For two, Lua's module system fully supports relative requires. This is
one of the most overlooked features of Lua! I see people doing `local
submod = require "thismod.submod"` all the time. That's not how you do it!

The proper way to do relative requires is:

thismod/init.lua
-----
local modname = ...
local submod = require(modname .. ".submod")
return {submod=submod}
-----

thismod/submod.lua
-----
return {
  helloworld = function() print("Hello World!") end
}
-----

Then, if you require "thismod", you can call
thismod.submod.helloworld(). However, if you rename the thismod
directory, and require the new directory name, it'll still work! Unlike
when using hardcoded module names.

I think relative `require` is an anti-pattern for the following reasons:

1. The module name is part of the public interface, so you shouldn't rename it at all (or at least bump the major version number afterwards).

2. If you move a module `a.x` to `a.s.x`, all relative `require`s in this module *and of* this module break. With absolute `require` only the `require`s *of* this module need to be fixed.

3. It only works for internal modules that are never `require`d from the outside or else the renaming feature stops working anyway.

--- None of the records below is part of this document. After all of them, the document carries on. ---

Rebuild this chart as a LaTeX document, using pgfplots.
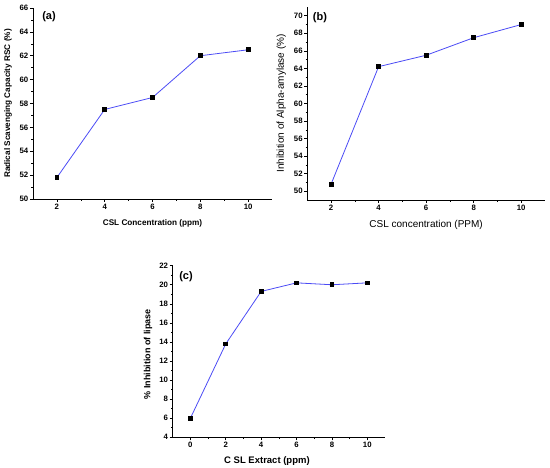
\documentclass[border=0pt]{standalone}
\usepackage{pgfplots}
\pgfplotsset{compat=1.18}
\usepackage{fontspec}
\setmainfont{Liberation Sans}
\definecolor{lineblue}{RGB}{75,75,245}
\pgfplotsset{
  panel/.style={
    scale only axis,
    axis x line=bottom, axis y line=left,
    axis line style={-, line width=0.7pt, black},
    tick align=outside,
    major tick length=3pt, minor tick length=1.8pt,
    every tick/.style={black, line width=0.6pt},
    minor x tick num=1, minor y tick num=1,
    /pgf/number format/assume math mode=true,
    tick label style={font=\bfseries\fontsize{7.8}{8}\selectfont},
    xticklabel style={inner sep=1.5pt},
    yticklabel style={inner sep=1.5pt},
    clip=false,
  },
  dataline/.style={lineblue, line width=0.8pt, mark=square*, mark size=1.9pt,
    mark options={black, fill=black}},
}
\begin{document}
\begin{tikzpicture}
\useasboundingbox (0,0) rectangle (550pt,468pt);
% (a)
\begin{axis}[panel,
  at={(33pt,269pt)}, anchor=south west,
  width=239pt, height=191pt,
  xmin=1, xmax=11, ymin=50, ymax=66,
  xtick={2,4,6,8,10}, ytick={50,52,...,66},
  xlabel={CSL Concentration (ppm)},
  ylabel={Radical Scavenging Capacity RSC (\%)},
  xlabel style={at={(axis description cs:0.5,0)}, anchor=center, yshift=-24pt, font=\bfseries\fontsize{8.2}{9}\selectfont},
  ylabel style={at={(axis description cs:0,0.5)}, anchor=center, yshift=25pt, font=\bfseries\fontsize{8.2}{9}\selectfont},
]
\addplot[dataline] coordinates {(2,51.8) (4,57.5) (6,58.5) (8,62.0) (10,62.5)};
\node[anchor=west, inner sep=0pt, font=\bfseries\fontsize{11}{12}\selectfont] at (rel axis cs:0.038,0.953) {(a)};
\end{axis}
% (b)
\begin{axis}[panel,
  at={(307.3pt,268pt)}, anchor=south west,
  width=237.7pt, height=193pt,
  xmin=1, xmax=11, ymin=49, ymax=71,
  xtick={2,4,6,8,10}, ytick={50,52,...,70},
  xlabel={CSL concentration (PPM)},
  ylabel={Inhibition of Alpha-amylase (\%)},
  xlabel style={at={(axis description cs:0.5,0)}, anchor=center, yshift=-25pt, font=\fontsize{10}{11}\selectfont},
  ylabel style={at={(axis description cs:0,0.5)}, anchor=center, yshift=26pt, font=\fontsize{10}{11}\selectfont},
]
\addplot[dataline] coordinates {(2,50.8) (4,64.2) (6,65.5) (8,67.5) (10,69.0)};
\node[anchor=west, inner sep=0pt, font=\bfseries\fontsize{11}{12}\selectfont] at (rel axis cs:0.023,0.947) {(b)};
\end{axis}
% (c)
\begin{axis}[panel,
  at={(172.7pt,30.7pt)}, anchor=south west,
  width=212.3pt, height=171.6pt,
  xmin=-1, xmax=11, ymin=4, ymax=22,
  xtick={0,2,4,6,8,10}, ytick={4,6,...,22},
  xlabel={C SL Extract (ppm)},
  ylabel={\% Inhibition of lipase},
  xlabel style={at={(axis description cs:0.444,0)}, anchor=center, yshift=-23.4pt, font=\bfseries\fontsize{9.5}{10}\selectfont},
  ylabel style={at={(axis description cs:0,0.485)}, anchor=center, yshift=24.7pt, font=\bfseries\fontsize{9}{10}\selectfont},
]
\addplot[dataline] coordinates {(0,6.0) (2,13.8) (4,19.3) (6,20.2) (8,20.0) (10,20.2)};
\node[anchor=west, inner sep=0pt, font=\bfseries\fontsize{11}{12}\selectfont] at (rel axis cs:0.03,0.936) {(c)};
\end{axis}
\end{tikzpicture}
\end{document}
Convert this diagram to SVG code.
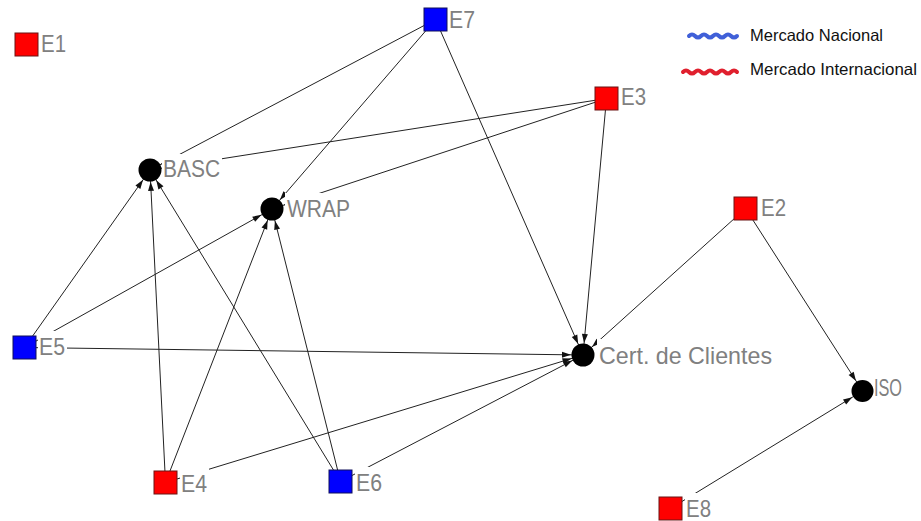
<svg xmlns="http://www.w3.org/2000/svg" width="921" height="521" viewBox="0 0 921 521">
<defs>
<marker id="arr" markerWidth="24" markerHeight="8" refX="21" refY="3" orient="auto" markerUnits="userSpaceOnUse" overflow="visible"><path d="M0,0 L9,3 L0,6 z" fill="#111"/></marker>
<style>
.e{stroke:#222;stroke-width:1;fill:none;marker-end:url(#arr)}
.bg{fill:#fff}
.red{fill:#ff0000;stroke:#6b1515;stroke-width:1}
.blue{fill:#0000ff;stroke:#10105a;stroke-width:1}
.c{fill:#000}
.t{font-family:"Liberation Sans",Arial,sans-serif;font-size:24px;fill:#808080}
.lg{font-family:"Liberation Sans",Arial,sans-serif;font-size:16.5px;fill:#111}
</style>
</defs>
<rect width="921" height="521" fill="#fff"/>
<g id="connectors">
<line class="e" x1="435.5" y1="19.5" x2="150" y2="170"/>
<line class="e" x1="435.5" y1="19.5" x2="272" y2="209"/>
<line class="e" x1="435.5" y1="19.5" x2="583" y2="355"/>
<line class="e" x1="606.5" y1="98.5" x2="150" y2="170"/>
<line class="e" x1="606.5" y1="98.5" x2="272" y2="209"/>
<line class="e" x1="606.5" y1="98.5" x2="583" y2="355"/>
<line class="e" x1="745.5" y1="208.5" x2="583" y2="355"/>
<line class="e" x1="745.5" y1="208.5" x2="862.5" y2="391"/>
<line class="e" x1="670.5" y1="508.5" x2="862.5" y2="391"/>
<line class="e" x1="24.5" y1="347.5" x2="150" y2="170"/>
<line class="e" x1="24.5" y1="347.5" x2="272" y2="209"/>
<line class="e" x1="24.5" y1="347.5" x2="583" y2="355"/>
<line class="e" x1="165.5" y1="482.5" x2="150" y2="170"/>
<line class="e" x1="165.5" y1="482.5" x2="272" y2="209"/>
<line class="e" x1="165.5" y1="482.5" x2="583" y2="355"/>
<line class="e" x1="340.5" y1="481.5" x2="150" y2="170"/>
<line class="e" x1="340.5" y1="481.5" x2="272" y2="209"/>
<line class="e" x1="340.5" y1="481.5" x2="583" y2="355"/>
</g>
<g id="E1"><rect class="bg" x="40" y="28" width="28" height="30"/><rect class="red" x="15" y="33" width="23" height="23"/><text class="t" x="41" y="52" textLength="25" lengthAdjust="spacingAndGlyphs">E1</text></g>
<g id="E7"><rect class="bg" x="448" y="4" width="29" height="30"/><rect class="blue" x="424" y="8" width="23" height="23"/><text class="t" x="449" y="28" textLength="26" lengthAdjust="spacingAndGlyphs">E7</text></g>
<g id="E3"><rect class="bg" x="620" y="81" width="28" height="30"/><rect class="red" x="595" y="87" width="23" height="23"/><text class="t" x="621" y="105" textLength="25" lengthAdjust="spacingAndGlyphs">E3</text></g>
<g id="E2"><rect class="bg" x="760" y="192" width="28" height="30"/><rect class="red" x="734" y="197" width="23" height="23"/><text class="t" x="761" y="216" textLength="25" lengthAdjust="spacingAndGlyphs">E2</text></g>
<g id="E5"><rect class="bg" x="38" y="331" width="29" height="30"/><rect class="blue" x="13" y="336" width="23" height="23"/><text class="t" x="39" y="355" textLength="26" lengthAdjust="spacingAndGlyphs">E5</text></g>
<g id="E4"><rect class="bg" x="180" y="468" width="29" height="30"/><rect class="red" x="154" y="471" width="23" height="23"/><text class="t" x="181" y="492" textLength="26" lengthAdjust="spacingAndGlyphs">E4</text></g>
<g id="E6"><rect class="bg" x="355" y="467" width="29" height="30"/><rect class="blue" x="329" y="470" width="23" height="23"/><text class="t" x="356" y="491" textLength="26" lengthAdjust="spacingAndGlyphs">E6</text></g>
<g id="E8"><rect class="bg" x="685" y="493" width="28" height="28"/><rect class="red" x="659" y="497" width="23" height="23"/><text class="t" x="686" y="517" textLength="25" lengthAdjust="spacingAndGlyphs">E8</text></g>
<g id="BASC"><rect class="bg" x="162" y="154" width="60" height="30"/><circle class="c" cx="150" cy="170" r="11.5"/><text class="t" x="163" y="177" textLength="57" lengthAdjust="spacingAndGlyphs">BASC</text></g>
<g id="WRAP"><rect class="bg" x="285" y="193" width="67" height="30"/><circle class="c" cx="272" cy="209" r="11.5"/><text class="t" x="287" y="217" textLength="63" lengthAdjust="spacingAndGlyphs">WRAP</text></g>
<g id="Cert"><rect class="bg" x="597" y="339" width="178" height="30"/><circle class="c" cx="583" cy="355" r="11.5"/><text class="t" x="599" y="364" textLength="173" lengthAdjust="spacingAndGlyphs">Cert. de Clientes</text></g>
<g id="ISO"><rect class="bg" x="873" y="373" width="33" height="29"/><circle class="c" cx="862.5" cy="391" r="11"/><text class="t" x="874" y="396" textLength="28" lengthAdjust="spacingAndGlyphs">ISO</text></g>
<g id="legend">
<path d="M689,36 q3,-3 6,0 t6,0 t6,0 t6,0 t6,0 t6,0 t6,0 t6,0" fill="none" stroke="#4060d8" stroke-width="4" stroke-linecap="round"/>
<text class="lg" x="750" y="41" textLength="133" lengthAdjust="spacingAndGlyphs">Mercado Nacional</text>
<path d="M683,72 q3,-3 6,0 t6,0 t6,0 t6,0 t6,0 t6,0 t6,0 t6,0 t6,0" fill="none" stroke="#e0202e" stroke-width="4" stroke-linecap="round"/>
<text class="lg" x="750" y="75" textLength="167" lengthAdjust="spacingAndGlyphs">Mercado Internacional</text>
</g>
</svg>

4.  It leads to bloat. For modules like

        return { -- file a.lua
          b = require( ... .. ".b" ),
          c = require( ... .. ".c" ),
          -- ...
        }

`local a = require("a")` will load all submodules even if only a few of those modules are actually needed.

5.  The interface gets uglier as well:

        local a = require( "a" )
        a.b.u.x.func()

    compared to

        local x = require( "a.b.u.x" )
        x.func()

6. You can run into `require` cycles if module `a.b.u.x` needs functions from module `a.b` but should also be part of it.

Philipp





This is not an antipattern. You're just using it wrong.